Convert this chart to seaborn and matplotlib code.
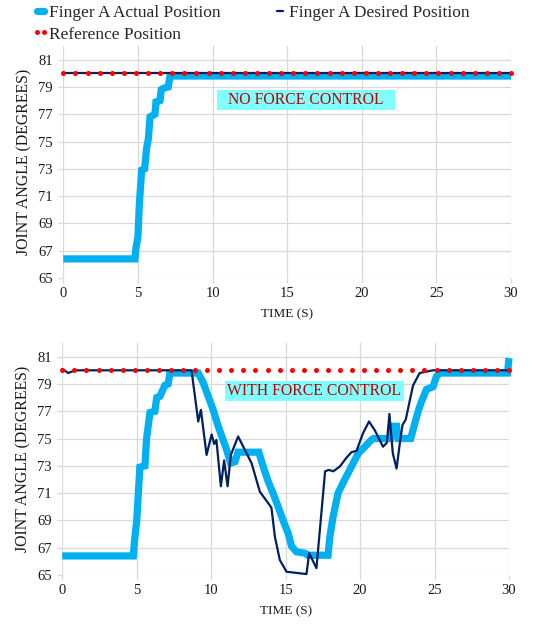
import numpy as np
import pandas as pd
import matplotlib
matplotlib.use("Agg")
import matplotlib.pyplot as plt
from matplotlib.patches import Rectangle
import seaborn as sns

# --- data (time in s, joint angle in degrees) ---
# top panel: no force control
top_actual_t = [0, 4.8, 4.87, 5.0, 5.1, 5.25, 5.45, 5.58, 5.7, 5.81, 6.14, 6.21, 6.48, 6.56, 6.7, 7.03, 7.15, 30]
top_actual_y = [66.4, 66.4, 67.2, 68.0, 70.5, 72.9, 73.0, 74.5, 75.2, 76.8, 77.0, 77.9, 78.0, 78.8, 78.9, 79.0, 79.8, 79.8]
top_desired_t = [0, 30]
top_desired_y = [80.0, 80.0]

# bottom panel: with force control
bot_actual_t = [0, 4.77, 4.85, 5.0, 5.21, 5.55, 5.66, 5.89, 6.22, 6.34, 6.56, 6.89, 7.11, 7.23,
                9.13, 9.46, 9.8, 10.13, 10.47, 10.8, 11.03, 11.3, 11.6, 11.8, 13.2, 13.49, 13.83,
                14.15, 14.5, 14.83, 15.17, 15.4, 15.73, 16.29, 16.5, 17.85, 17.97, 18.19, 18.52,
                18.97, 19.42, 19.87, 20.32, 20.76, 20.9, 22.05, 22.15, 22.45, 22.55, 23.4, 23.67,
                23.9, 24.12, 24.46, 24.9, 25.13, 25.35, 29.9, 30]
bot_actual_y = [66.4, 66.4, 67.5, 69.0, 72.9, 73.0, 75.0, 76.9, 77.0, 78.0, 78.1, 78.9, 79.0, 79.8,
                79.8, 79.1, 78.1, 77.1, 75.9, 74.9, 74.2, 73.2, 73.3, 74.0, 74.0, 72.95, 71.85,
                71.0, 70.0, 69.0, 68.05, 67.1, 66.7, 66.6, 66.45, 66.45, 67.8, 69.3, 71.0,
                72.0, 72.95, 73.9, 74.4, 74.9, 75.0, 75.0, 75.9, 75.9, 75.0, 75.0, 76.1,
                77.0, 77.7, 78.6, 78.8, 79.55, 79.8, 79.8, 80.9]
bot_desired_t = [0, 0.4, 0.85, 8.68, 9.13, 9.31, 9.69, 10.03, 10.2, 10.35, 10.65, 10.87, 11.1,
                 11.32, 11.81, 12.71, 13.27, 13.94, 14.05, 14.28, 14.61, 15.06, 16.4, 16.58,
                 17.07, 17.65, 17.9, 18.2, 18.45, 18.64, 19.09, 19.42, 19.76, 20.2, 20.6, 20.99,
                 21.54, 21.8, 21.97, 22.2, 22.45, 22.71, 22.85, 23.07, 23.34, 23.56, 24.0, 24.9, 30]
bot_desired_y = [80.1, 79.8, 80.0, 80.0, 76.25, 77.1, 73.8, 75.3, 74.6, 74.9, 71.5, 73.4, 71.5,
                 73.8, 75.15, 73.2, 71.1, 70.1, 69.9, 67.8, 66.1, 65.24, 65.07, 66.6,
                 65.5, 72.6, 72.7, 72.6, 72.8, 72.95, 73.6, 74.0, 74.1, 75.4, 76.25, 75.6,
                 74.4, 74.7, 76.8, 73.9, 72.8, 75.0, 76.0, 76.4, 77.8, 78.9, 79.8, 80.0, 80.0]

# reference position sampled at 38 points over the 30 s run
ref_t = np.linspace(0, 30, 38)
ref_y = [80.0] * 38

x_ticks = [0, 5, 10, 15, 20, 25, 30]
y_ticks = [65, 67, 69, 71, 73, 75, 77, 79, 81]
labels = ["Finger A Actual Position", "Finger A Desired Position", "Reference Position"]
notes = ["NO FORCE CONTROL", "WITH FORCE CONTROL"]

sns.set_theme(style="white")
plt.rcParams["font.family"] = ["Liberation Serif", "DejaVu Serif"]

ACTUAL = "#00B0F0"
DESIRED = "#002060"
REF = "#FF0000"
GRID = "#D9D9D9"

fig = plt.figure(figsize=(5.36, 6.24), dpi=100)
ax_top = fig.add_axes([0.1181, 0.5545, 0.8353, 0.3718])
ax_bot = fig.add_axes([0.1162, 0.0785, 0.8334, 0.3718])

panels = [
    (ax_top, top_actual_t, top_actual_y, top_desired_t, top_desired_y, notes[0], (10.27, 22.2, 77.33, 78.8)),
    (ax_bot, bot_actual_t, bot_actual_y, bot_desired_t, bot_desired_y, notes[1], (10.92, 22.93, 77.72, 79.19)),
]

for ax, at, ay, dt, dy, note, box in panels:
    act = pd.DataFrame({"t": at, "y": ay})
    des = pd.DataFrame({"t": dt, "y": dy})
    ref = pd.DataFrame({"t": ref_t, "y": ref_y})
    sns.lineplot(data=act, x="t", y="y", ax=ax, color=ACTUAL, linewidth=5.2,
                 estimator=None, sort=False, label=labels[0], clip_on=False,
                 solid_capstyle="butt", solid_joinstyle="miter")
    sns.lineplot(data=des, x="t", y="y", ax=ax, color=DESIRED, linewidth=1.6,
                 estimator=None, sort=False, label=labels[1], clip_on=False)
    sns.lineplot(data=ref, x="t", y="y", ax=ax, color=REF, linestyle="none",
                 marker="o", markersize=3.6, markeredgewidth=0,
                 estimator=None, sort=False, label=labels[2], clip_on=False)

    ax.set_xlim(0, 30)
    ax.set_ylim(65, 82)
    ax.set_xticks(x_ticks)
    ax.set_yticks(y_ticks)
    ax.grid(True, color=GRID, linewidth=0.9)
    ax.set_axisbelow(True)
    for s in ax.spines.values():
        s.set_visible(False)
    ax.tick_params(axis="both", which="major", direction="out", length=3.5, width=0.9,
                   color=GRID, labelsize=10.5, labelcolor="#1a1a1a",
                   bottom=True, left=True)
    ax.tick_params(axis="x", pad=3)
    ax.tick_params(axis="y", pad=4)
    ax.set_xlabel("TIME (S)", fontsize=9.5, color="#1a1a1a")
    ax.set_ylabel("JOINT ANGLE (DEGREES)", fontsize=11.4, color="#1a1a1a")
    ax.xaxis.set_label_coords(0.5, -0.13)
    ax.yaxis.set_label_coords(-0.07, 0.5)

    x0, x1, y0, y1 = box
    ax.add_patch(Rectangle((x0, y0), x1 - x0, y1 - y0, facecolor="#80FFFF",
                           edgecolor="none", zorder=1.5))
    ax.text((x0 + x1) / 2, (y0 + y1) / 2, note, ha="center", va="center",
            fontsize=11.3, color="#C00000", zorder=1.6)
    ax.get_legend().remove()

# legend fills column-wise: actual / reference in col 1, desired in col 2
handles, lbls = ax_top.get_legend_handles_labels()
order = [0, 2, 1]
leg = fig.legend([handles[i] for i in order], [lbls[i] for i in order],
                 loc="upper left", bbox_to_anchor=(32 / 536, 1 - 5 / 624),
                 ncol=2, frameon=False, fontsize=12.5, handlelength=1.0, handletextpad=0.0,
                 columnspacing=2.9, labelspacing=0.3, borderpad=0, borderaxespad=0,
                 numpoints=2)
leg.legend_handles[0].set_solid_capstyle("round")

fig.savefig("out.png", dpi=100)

● THE TASK: Set down again, exactly, the lines of the material above from its first line to the one with "top_desired_y = [80.0, 80.0]", inclusive. Leave the pictures out.

● REPLY TO THE TASK:
Convert this chart to seaborn and matplotlib code.
import numpy as np
import pandas as pd
import matplotlib
matplotlib.use("Agg")
import matplotlib.pyplot as plt
from matplotlib.patches import Rectangle
import seaborn as sns

# --- data (time in s, joint angle in degrees) ---
# top panel: no force control
top_actual_t = [0, 4.8, 4.87, 5.0, 5.1, 5.25, 5.45, 5.58, 5.7, 5.81, 6.14, 6.21, 6.48, 6.56, 6.7, 7.03, 7.15, 30]
top_actual_y = [66.4, 66.4, 67.2, 68.0, 70.5, 72.9, 73.0, 74.5, 75.2, 76.8, 77.0, 77.9, 78.0, 78.8, 78.9, 79.0, 79.8, 79.8]
top_desired_t = [0, 30]
top_desired_y = [80.0, 80.0]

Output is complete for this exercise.